То же можно сказать и о концептуализме в литературе: в этом направлении действовали [Всеволод] Некрасов, [Владимир] Сорокин, [Лев] Рубинштейн и я. Никто ни на кого не влиял. Сорокин моложе меня на четырнадцать лет, он пришел ко мне юношей, но я не могу сказать, что я на него повлиял. На него повлияла скорее вся атмосфера — и он выработал свой мощный язык. Можно сказать, что он похож на кого-то, но это похожесть людей одного круга, а не влияние.
Но для художественной школы такое равноправие — достаточно привычная система структурирования явлений. Как правило, оно подтверждается свидетельствами участников и современников, а отнюдь не внешними наблюдениями. Потому что, как известно, когда есть сходство двух вещей, то либо один заимствует у другого, либо оба восходят к чему-то третьему.
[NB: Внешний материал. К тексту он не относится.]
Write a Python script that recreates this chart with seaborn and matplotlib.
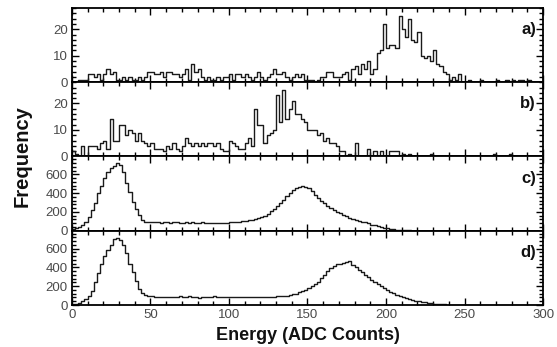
import numpy as np
import pandas as pd
import matplotlib
matplotlib.use("Agg")
import matplotlib.pyplot as plt
from matplotlib.ticker import MultipleLocator
import seaborn as sns

# ---- data: histogram counts, bins of width 2 ADC counts from 0 to 300 ----
bin_width = 2
energy_min, energy_max = 0, 300

counts_a = [
    0, 0, 1, 1, 1, 3, 3, 2, 3, 1,
    3, 5, 3, 4, 1, 1, 2, 1, 2, 1,
    1, 2, 1, 2, 4, 4, 3, 3, 4, 2,
    4, 4, 3, 3, 2, 3, 5, 1, 7, 4,
    5, 2, 1, 2, 1, 1, 2, 1, 2, 2,
    3, 1, 3, 3, 2, 3, 2, 1, 2, 4,
    2, 1, 2, 3, 5, 3, 3, 4, 2, 1,
    2, 3, 2, 3, 1, 1, 1, 0, 1, 2,
    2, 4, 4, 2, 2, 2, 3, 4, 1, 5,
    6, 3, 7, 5, 8, 3, 5, 11, 12, 22,
    13, 14, 14, 13, 25, 20, 17, 24, 16, 15,
    19, 10, 9, 10, 8, 12, 7, 6, 4, 3,
    1, 2, 1, 3, 0, 0, 1, 0, 0, 0,
    1, 0, 0, 0, 0, 1, 0, 0, 1, 0,
    1, 0, 1, 1, 0, 1, 0, 0, 0, 0,
]

counts_b = [
    2, 1, 0, 4, 0, 4, 4, 4, 3, 5,
    6, 3, 14, 6, 6, 12, 12, 8, 10, 9,
    6, 9, 6, 5, 4, 5, 3, 3, 3, 2,
    4, 3, 5, 3, 2, 4, 7, 5, 4, 5,
    4, 5, 4, 5, 5, 4, 5, 3, 2, 2,
    6, 5, 4, 3, 3, 5, 7, 4, 18, 12,
    12, 5, 8, 9, 10, 23, 13, 25, 14, 18,
    21, 16, 16, 14, 13, 10, 10, 10, 8, 9,
    6, 7, 5, 5, 4, 2, 2, 0, 1, 0,
    5, 0, 0, 0, 3, 0, 2, 0, 2, 0,
    0, 2, 2, 2, 0, 1, 0, 1, 0, 0,
    0, 0, 0, 0, 1, 0, 0, 0, 0, 0,
    0, 0, 0, 0, 0, 0, 0, 0, 0, 0,
    0, 0, 0, 0, 1, 0, 0, 0, 0, 1,
    0, 0, 0, 0, 0, 0, 0, 0, 0, 0,
]

counts_c = [
    15, 25, 40, 60, 95, 150, 220, 300, 400, 480,
    560, 630, 670, 690, 720, 700, 620, 510, 410, 310,
    230, 165, 115, 98, 92, 90, 88, 92, 85, 88,
    95, 84, 88, 90, 82, 86, 90, 84, 88, 80,
    85, 90, 82, 86, 80, 84, 82, 86, 80, 84,
    88, 92, 90, 95, 100, 106, 112, 118, 125, 135,
    145, 160, 180, 205, 235, 265, 295, 330, 370, 400,
    430, 458, 470, 478, 462, 450, 420, 385, 350, 315,
    290, 265, 240, 220, 200, 185, 168, 155, 140, 128,
    118, 108, 98, 88, 78, 66, 56, 46, 38, 30,
    24, 19, 15, 12, 9, 6, 5, 3, 2, 2,
    1, 1, 0, 0, 0, 0, 0, 0, 0, 0,
    0, 0, 0, 0, 0, 0, 0, 0, 0, 0,
    0, 0, 0, 0, 0, 0, 0, 0, 0, 0,
    0, 0, 0, 0, 0, 0, 0, 0, 0, 0,
]

counts_d = [
    10, 15, 25, 40, 60, 95, 150, 240, 340, 440,
    520, 580, 640, 700, 710, 690, 640, 550, 440, 350,
    260, 170, 125, 108, 98, 92, 88, 90, 85, 88,
    86, 90, 84, 88, 92, 86, 88, 95, 84, 88,
    78, 86, 90, 82, 88, 92, 85, 84, 88, 82,
    86, 90, 88, 84, 86, 85, 88, 84, 86, 88,
    85, 88, 86, 90, 88, 92, 95, 98, 100, 108,
    112, 120, 135, 148, 162, 180, 200, 225, 250, 285,
    320, 360, 395, 420, 435, 440, 448, 455, 470, 430,
    400, 375, 350, 322, 295, 268, 245, 222, 200, 178,
    158, 140, 123, 110, 98, 86, 74, 64, 55, 48,
    42, 36, 32, 26, 20, 16, 12, 9, 6, 5,
    3, 2, 2, 1, 1, 0, 0, 0, 0, 0,
    0, 0, 0, 0, 0, 0, 0, 0, 0, 0,
    0, 0, 0, 0, 0, 0, 0, 0, 0, 0,
]

panel_labels = ["a)", "b)", "c)", "d)"]
panel_counts = [counts_a, counts_b, counts_c, counts_d]
panel_ylims = [28, 28, 790, 790]
panel_yticks = [[0, 10, 20], [0, 10, 20], [0, 200, 400, 600], [0, 200, 400, 600]]
panel_yminor = [2, 2, 40, 40]
x_ticks = [0, 50, 100, 150, 200, 250, 300]

# ---- plotting ----
sns.set_theme(style="ticks")
plt.rcParams["font.family"] = ["Liberation Sans", "DejaVu Sans"]

n_bins = (energy_max - energy_min) // bin_width
centers = [energy_min + bin_width * (i + 0.5) for i in range(n_bins)]

fig, axes = plt.subplots(4, 1, figsize=(5.57, 3.47), dpi=100, sharex=True)
fig.subplots_adjust(left=0.129, right=0.975, top=0.977, bottom=0.121, hspace=0)

for ax, lab, cnt, ymax, yt, ymin_step in zip(
    axes, panel_labels, panel_counts, panel_ylims, panel_yticks, panel_yminor
):
    df = pd.DataFrame({"energy": centers, "count": [float(c) for c in cnt]})
    sns.histplot(
        data=df, x="energy", weights="count",
        binwidth=bin_width, binrange=(energy_min, energy_max),
        element="step", fill=False, color="#1a1a1a", linewidth=1.0, ax=ax,
    )
    ax.set_xlim(energy_min, energy_max)
    ax.set_ylim(0, ymax)
    ax.set_yticks(yt)
    ax.yaxis.set_minor_locator(MultipleLocator(ymin_step))
    ax.set_xticks(x_ticks)
    ax.xaxis.set_minor_locator(MultipleLocator(10))
    ax.set_xlabel("")
    ax.set_ylabel("")
    ax.tick_params(which="both", direction="in", top=True, right=True,
                   width=1, color="black", labelsize=9.5, labelcolor="#4a4a4a", pad=3)
    ax.tick_params(which="major", length=5)
    ax.tick_params(which="minor", length=3)
    for s in ax.spines.values():
        s.set_linewidth(1.3)
        s.set_color("black")
    ax.text(0.985, 0.71, lab, transform=ax.transAxes, ha="right", va="center",
            fontsize=12, fontweight="bold", color="#111111")

axes[-1].set_xlabel("Energy (ADC Counts)", fontsize=13, fontweight="bold",
                    color="#111111", labelpad=4)
fig.text(0.04, 0.55, "Frequency", rotation=90, ha="center", va="center",
         fontsize=14.5, fontweight="bold", color="#111111")

fig.savefig("out.png", dpi=100)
Я думаю, что мы все вместе восходим к третьему. Прежде всего, к советской культуре. Очень сильной.
Г.Д.Б.: В начале 70-х в воздухе носилось нечто, что должно было быть названо, поименовано. Что должно было воплотиться в визуальном и вербальном образе. Нарисовать что-то антисоветское хотелось всем. Я помню никому не известного художника, который написал картину: распятие с Даниэлем, Синявским и Солженицыным. Но это была случайная работа. И таких примеров множество. Первый неслучайный артефакт, вошедший в культурный дискурс, — это картина Рабина «Паспорт» (1972). Хотя он был отрефлексирован иначе, чем «Горизонт» Булатова (1971–72). Вначале «Горизонт», по свидетельству самого Эрика, был спонтанным порывом, но тотчас превратился в позицию.
Д.А.П.: Несомненно, очень важным было постулирование Комаром и Меламидом термина «соц-арт»[20]. Это повлияло на многих. Даже на Эрика Булатова, несмотря на то, что Эрик старше их. Я пришел к Эрику и видел только что написанный «Горизонт». Вещи Комара и Меламида были раньше. Но дело не в этом. Нельзя сказать, что Эрик был учеником Комара и Меламида. Влияние и принадлежность к школе — разные вещи. Есть беспрерывное взаимовлияние, заимствование, цитирование. Главное, чтобы человек выработал свою собственную систему.
20
«Манифест соц-арта» был написан В. Комаром и А. Меламидом в 1972 г. — Примеч. ред.